実際にこの口座から出金するには、定められた手続きが必要になります。
具体的には、まず領収書等を準備します。
その領収書を元に、支払先や金額などを所定の用紙に記載し、信託銀行の処理センターへ送付します。
そこで認められた金額だけが、金銭信託口座から出し入れ自由の普通預金口座に振り替えられます。
贈与された資金を使うにも、こうした(面倒な)手続きが必要になるため、節税になるとは言え、敬遠する方が多いのも事実です。
これは私の感覚ですが、今では信託銀行のアプリが登場し、領収書を撮影して送信できるようになったので、だいぶ楽になっています。
利用の主な要件は?
以下の資料は、財務省HPからの抜粋ですが、利用する場合の主な要件がコンパクトにまとめられているので、参考として転載しておきます。
贈与税非課税特例措置は2023年3月末で廃止?
この非課税特例措置ですが、2023年3月末で廃止されるのではないか、という憶測が出ています。
この元になっているのが、財務省が主導する政府の専門家会合である政府税制調査会です。
報道によると、11月に公表した検討内容で、「廃止する方向で検討することが適当」、という意見が出ていますが、その根拠となっているのが「所得格差」です。
特例措置を利用している人の多くが、資産を多く持ついわゆる「富裕層」であることから、この制度が世代を超えて格差を固定している、と批判が出ているのです。
実は、このような批判は今に始まったものではありません。
ここ数年の税制改正では、常にこの「格差の固定化」を早期に解消すべきという意見が出ていました。
【経済社会の構造変化を踏まえた令和時代の税制のあり⽅(抄) 令和元年9⽉26⽇政府税制調査会】
(前略)
他⽅、資産の早期移転による消費拡⼤を通じた経済の活性化を図るための時限措置として、各種の贈与税⾮課税措置が設けられているが、限度額の範囲内では家族内における資産の移転に対して何らの税負担も求めない制度となっており、格差の固定化につながりかねない側⾯がある。

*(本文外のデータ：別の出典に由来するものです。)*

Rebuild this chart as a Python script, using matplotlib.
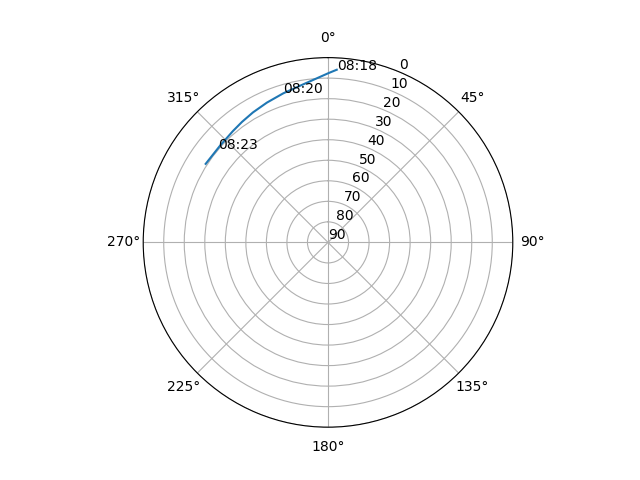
import numpy as np
import matplotlib
matplotlib.use("Agg")
import matplotlib.pyplot as plt

# satellite pass track (azimuth deg, elevation deg)
azimuth = [2.9, 0.1, 356.1, 349.9, 343.3, 336.4, 330.0, 324.5, 319.5, 312.0, 302.7]
elevation = [5.8, 7.6, 9.9, 12.5, 14.2, 15.7, 16.9, 17.9, 18.7, 19.4, 19.2]

# time labels along the track
label_times = ["08:18", "08:20", "08:23"]
label_az = [2.9, 343.3, 310.5]
label_el = [5.8, 14.2, 19.8]


def main():
    fig = plt.figure(figsize=(6.4, 4.8), dpi=100)
    ax = fig.add_subplot(projection="polar")
    ax.set_theta_zero_location("N")
    ax.set_theta_direction(-1)

    theta = np.unwrap(np.radians(azimuth))
    ax.plot(theta, elevation)

    for t, a, e in zip(label_times, label_az, label_el):
        ax.text(np.radians(a), e, t)

    ax.set_rlim(90, 0)
    ax.set_yticks(range(0, 91, 10))

    fig.savefig("out.png")


if __name__ == "__main__":
    main()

機会の平等の確保の観点などを踏まえ、資産移転の時期の選択に中⽴的な税制を構築していくことと併せて、これら各種の⾮課税措置のあり⽅についても検討していく必要がある。
出典: 財務省HP
しかし、だからと言って廃止が決まった訳ではありません。
例えば文部科学省は廃止に反対しており、2023年4月以降の存続を求めています。
その理由は報道によれば「少子化対策につながる」との事ですが、財務省の主張にどこまで対抗できているのか、気になるところです。
廃止か存続か、来年1月頃判明。
この特例措置を廃止するのか、それとも存続するのか。
その結論は、来年1月にも令和5年度税制改正の中で公表されます。
どちらに転ぶかは現時点では分かりませんが、もし制度の利用を検討している方は、その可能性がある、ということを念頭に入れておいてください。